After I posted my blog a few days ago on Caruncho, I heard from a dear friend that I was defending masculine design. I thought, yes, I was sharing my appreciation for understanding it. But then I let the comment slide. Or so I thought.
But it’s been hovering in the background as I’ve been noticing how I work and what works for me. For the last week, I’ve had an assignment to write 12 answers to a question that I’m mulling, each day a different question. So, I sit down with paper and pen. And I write. I write to produce an answer. My questions are about my art. The direction, future, next… etc.

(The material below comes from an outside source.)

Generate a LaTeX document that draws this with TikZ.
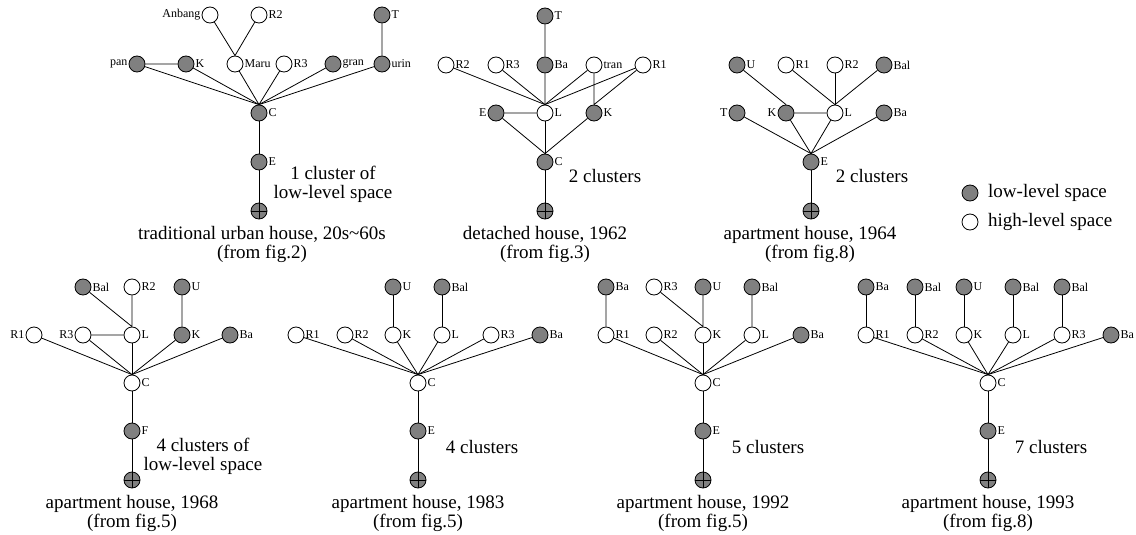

I don’t know, but was I looking for that geometric image? A solid design idea? A defined end point? What I’m realizing over the course of the week is that the answer(s) are not going to come from my writing. I’m not going to get an “a-ha!” product. Not by writing. Not in a straight line.
For me, the art has to be something that arrises, that unfolds. I can’t make it happen. Or FIND it with words. Instead, I somehow I have to trust this crazy, unpredictable, unknowable, constantly unfolding process. A more feminine route, perhaps?

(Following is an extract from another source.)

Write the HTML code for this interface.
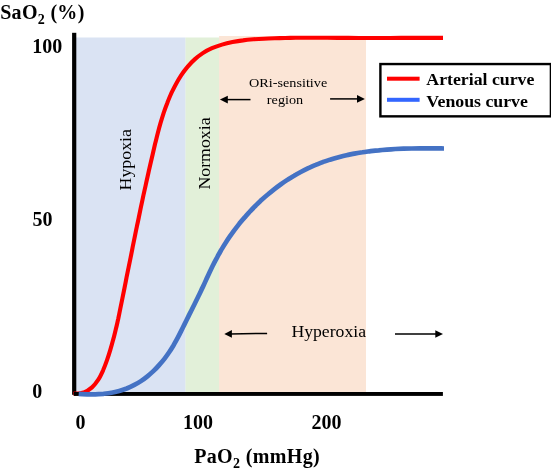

This whole masculine/feminine contrast reminds me of this experience I had a number of years ago. I had been living in Northampton, in the western part of Massachusetts. It’s an artsy, dynamic town. Lots of projects happening all the time – and people shared everything: their process was as important or more important than the product. There were some wild, experimental performance and visual art to be seen. Finished was not the criteria. The topic of conversation in Northampton was: “What are you working on now?”

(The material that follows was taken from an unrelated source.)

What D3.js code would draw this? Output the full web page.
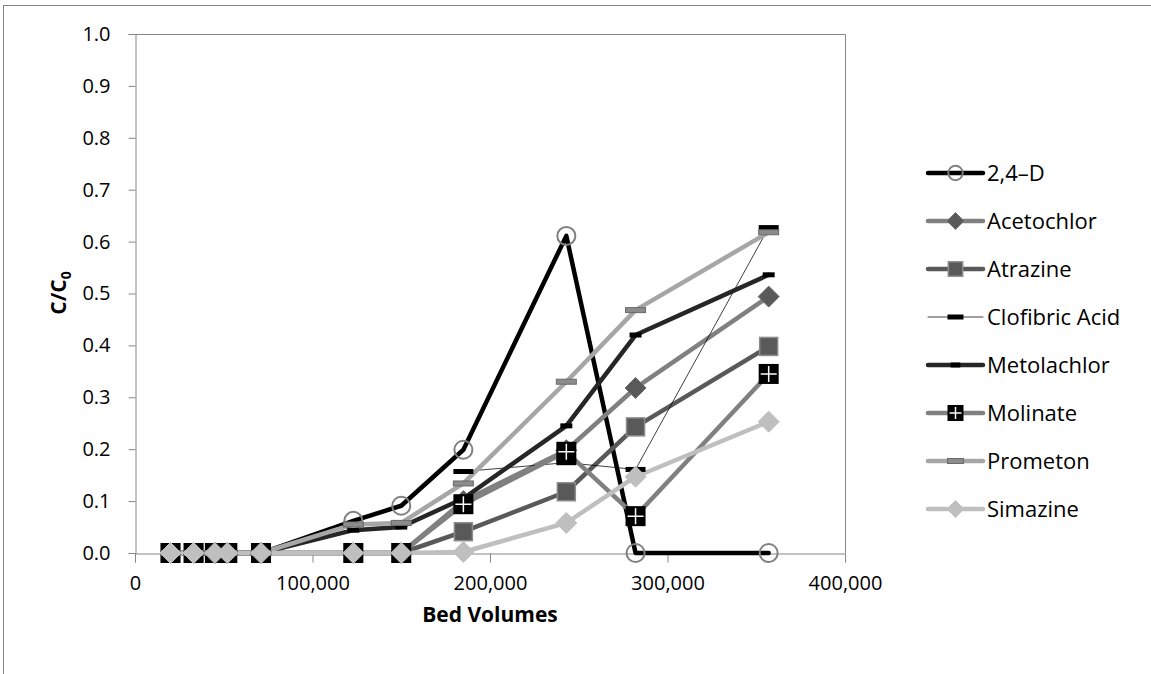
<!DOCTYPE html>
<html>
<head>
<meta charset="utf-8">
<script src="https://cdn.jsdelivr.net/npm/d3@7"></script>
<style>
  html, body { margin: 0; padding: 0; background: #fff; }
  svg { display: block; font-family: "Open Sans", "Noto Sans", sans-serif; }
</style>
</head>
<body>
<svg id="chart" width="1151" height="674"></svg>
<script>
// Breakthrough data: bed volumes treated vs. normalized effluent concentration
const bedVolumes = [20000, 33000, 45000, 52000, 71000, 123000, 150000, 185000, 243000, 282000, 357000];

const d24D        = [0, 0, 0, 0, 0, 0.062, 0.091, 0.199, 0.611, 0, 0];
const acetochlor  = [0, 0, 0, 0, 0, 0, 0, 0.100, 0.198, 0.318, 0.494];
const atrazine    = [0, 0, 0, 0, 0, 0, 0, 0.041, 0.118, 0.243, 0.398];
const clofibric   = [null, null, null, null, null, null, null, 0.157, 0.174, 0.161, 0.627];
const metolachlor = [0, 0, 0, 0, 0, 0.044, 0.050, 0.105, 0.245, 0.420, 0.536];
const molinate    = [0, 0, 0, 0, 0, 0, 0, 0.094, 0.195, 0.071, 0.345];
const prometon    = [0, 0, 0, 0, 0, 0.055, 0.058, 0.134, 0.330, 0.468, 0.618];
const simazine    = [0, 0, 0, 0, 0, 0, 0, 0.002, 0.058, 0.147, 0.253];

const seriesNames = ["2,4\u2013D", "Acetochlor", "Atrazine", "Clofibric Acid", "Metolachlor", "Molinate", "Prometon", "Simazine"];
const seriesValues = [d24D, acetochlor, atrazine, clofibric, metolachlor, molinate, prometon, simazine];

const xTicks = [0, 100000, 200000, 300000, 400000];
const yTicks = [0, 0.1, 0.2, 0.3, 0.4, 0.5, 0.6, 0.7, 0.8, 0.9, 1.0];

// Visual style per series (line + marker)
const styles = [
  { line: "#000000", width: 4.5, marker: "circle" },
  { line: "#808080", width: 4.5, marker: "diamondDark" },
  { line: "#595959", width: 4.5, marker: "square" },
  { line: "#000000", width: 0.75, marker: "dashLong" },
  { line: "#262626", width: 4.5, marker: "dashShort" },
  { line: "#808080", width: 4.5, marker: "cross" },
  { line: "#a6a6a6", width: 4.5, marker: "dashGray" },
  { line: "#bfbfbf", width: 4.5, marker: "diamondLight" }
];

const svg = d3.select("#chart");
const axisColor = "#868686";
const labelFont = "'Open Sans', sans-serif";

// Outer chart frame
svg.append("rect")
  .attr("x", 3.5).attr("y", 5.5)
  .attr("width", 1160).attr("height", 700)
  .attr("fill", "none").attr("stroke", axisColor).attr("stroke-width", 1);

const plot = { left: 135, top: 34, right: 845, bottom: 553 };

const x = d3.scaleLinear().domain([0, 400000]).range([plot.left, plot.right]);
const y = d3.scaleLinear().domain([0, 1]).range([plot.bottom, plot.top]);

// Plot-area border (top and right)
svg.append("path")
  .attr("d", `M${plot.left},${plot.top + 0.5}H${plot.right + 0.5}V${plot.bottom}`)
  .attr("fill", "none").attr("stroke", axisColor).attr("stroke-width", 1);

// Axes
const yAxis = svg.append("g")
  .attr("transform", `translate(${plot.left + 0.5},0)`)
  .call(d3.axisLeft(y).tickValues(yTicks).tickFormat(d3.format(".1f")).tickSize(7).tickPadding(18));
const xAxis = svg.append("g")
  .attr("transform", `translate(0,${plot.bottom + 0.5})`)
  .call(d3.axisBottom(x).tickValues(xTicks).tickFormat(d3.format(",")).tickSize(9).tickPadding(13));

[xAxis, yAxis].forEach(g => {
  g.select(".domain").attr("stroke", axisColor);
  g.selectAll(".tick line").attr("stroke", axisColor);
  g.selectAll(".tick text")
    .attr("fill", "#000")
    .style("font-size", "20px")
    .style("font-family", labelFont);
});

// Axis titles
svg.append("text")
  .attr("x", 490).attr("y", 622)
  .attr("text-anchor", "middle")
  .style("font-size", "21px").style("font-weight", "bold")
  .text("Bed Volumes");

const yTitle = svg.append("text")
  .attr("transform", "translate(66,293) rotate(-90)")
  .attr("text-anchor", "middle")
  .style("font-size", "21px").style("font-weight", "bold");
yTitle.append("tspan").text("C/C");
yTitle.append("tspan").attr("dy", 5).style("font-size", "14px").text("0");

// Marker drawing
function drawMarker(g, type, cx, cy, scale) {
  const s = scale || 1;
  switch (type) {
    case "circle":
      g.append("circle").attr("cx", cx).attr("cy", cy).attr("r", 9 * s)
        .attr("fill", "none").attr("stroke", "#808080").attr("stroke-width", 2);
      break;
    case "diamondDark":
    case "diamondLight": {
      const r = 10.5 * s;
      const col = type === "diamondDark" ? "#595959" : "#bfbfbf";
      g.append("path")
        .attr("d", `M${cx},${cy - r}L${cx + r},${cy}L${cx},${cy + r}L${cx - r},${cy}Z`)
        .attr("fill", col).attr("stroke", type === "diamondDark" ? "#6e6e6e" : "#bfbfbf").attr("stroke-width", 1);
      break;
    }
    case "square": {
      const h = 9 * s;
      g.append("rect").attr("x", cx - h).attr("y", cy - h).attr("width", 2 * h).attr("height", 2 * h)
        .attr("fill", "#595959").attr("stroke", "#8c8c8c").attr("stroke-width", 1.5);
      break;
    }
    case "cross": {
      const h = 10 * s;
      g.append("rect").attr("x", cx - h).attr("y", cy - h).attr("width", 2 * h).attr("height", 2 * h)
        .attr("fill", "#000");
      g.append("path")
        .attr("d", `M${cx - h + 2},${cy}H${cx + h - 2}M${cx},${cy - h + 2}V${cy + h - 2}`)
        .attr("stroke", "#fff").attr("stroke-width", 1.5);
      break;
    }
    case "dashLong":
      g.append("rect").attr("x", cx - 10 * s).attr("y", cy - 2.5).attr("width", 20 * s).attr("height", 5)
        .attr("fill", "#000");
      break;
    case "dashShort":
      g.append("rect").attr("x", cx - 6 * s).attr("y", cy - 2.5).attr("width", 12 * s).attr("height", 5)
        .attr("fill", "#000");
      break;
    case "dashGray":
      g.append("rect").attr("x", cx - 10 * s).attr("y", cy - 2.5).attr("width", 20 * s).attr("height", 5)
        .attr("fill", "#8c8c8c").attr("stroke", "#6a6a6a").attr("stroke-width", 1);
      break;
  }
}

const line = d3.line()
  .defined(d => d[1] !== null)
  .x(d => x(d[0]))
  .y(d => y(d[1]));

const series = seriesValues.map((vals, i) => ({
  name: seriesNames[i],
  style: styles[i],
  points: bedVolumes.map((bv, j) => [bv, vals[j]])
}));

// Lines
const linesG = svg.append("g");
series.forEach(s => {
  linesG.append("path")
    .datum(s.points)
    .attr("d", line)
    .attr("fill", "none")
    .attr("stroke", s.style.line)
    .attr("stroke-width", s.style.width)
    .attr("stroke-linejoin", "round")
    .attr("stroke-linecap", "round");
});

// Markers
const markersG = svg.append("g");
series.forEach(s => {
  const g = markersG.append("g");
  s.points.filter(p => p[1] !== null).forEach(p => drawMarker(g, s.style.marker, x(p[0]), y(p[1])));
});

// Legend
const legend = svg.append("g");
const legendY0 = 173, legendStep = 48.0;
series.forEach((s, i) => {
  const ly = legendY0 + i * legendStep;
  const g = legend.append("g");
  g.append("line")
    .attr("x1", 928).attr("x2", 983).attr("y1", ly).attr("y2", ly)
    .attr("stroke", s.style.line)
    .attr("stroke-width", s.style.width)
    .attr("stroke-linecap", "round");
  drawMarker(g, s.style.marker, 955.5, ly, 0.8);
  g.append("text")
    .attr("x", 987).attr("y", ly)
    .attr("dy", "0.35em")
    .style("font-size", "22px")
    .text(s.name);
});
</script>
</body>
</html>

And then I moved to Boston. By contrast, the topic of conversation there was, “What have you done?” What do you have to show for yourself? Was it in a museum? That’s what mattered. As for what you’re working on: who cared.
Now, just to be fair, I kind of welcomed Boston at the time. Process can go on and on and on. It was fun to be reaching for that end product. That something to say, “I did that”.
So yes, I appreciate both. I LOVED all that rough, wild, over-the-top art that was so extraordinary, regardless of whether it was “known” elsewhere. And I also love the idea of finishing something and putting it out there. The more feminine process part, the more masculine product part: both valuable.
I just say, thank goodness, I had the opportunity to experience that appreciation of process. In a world that is more like Boston than Northampton, in my mind, it’s important to appreciate that – well, that uncharted territory where it all comes into being.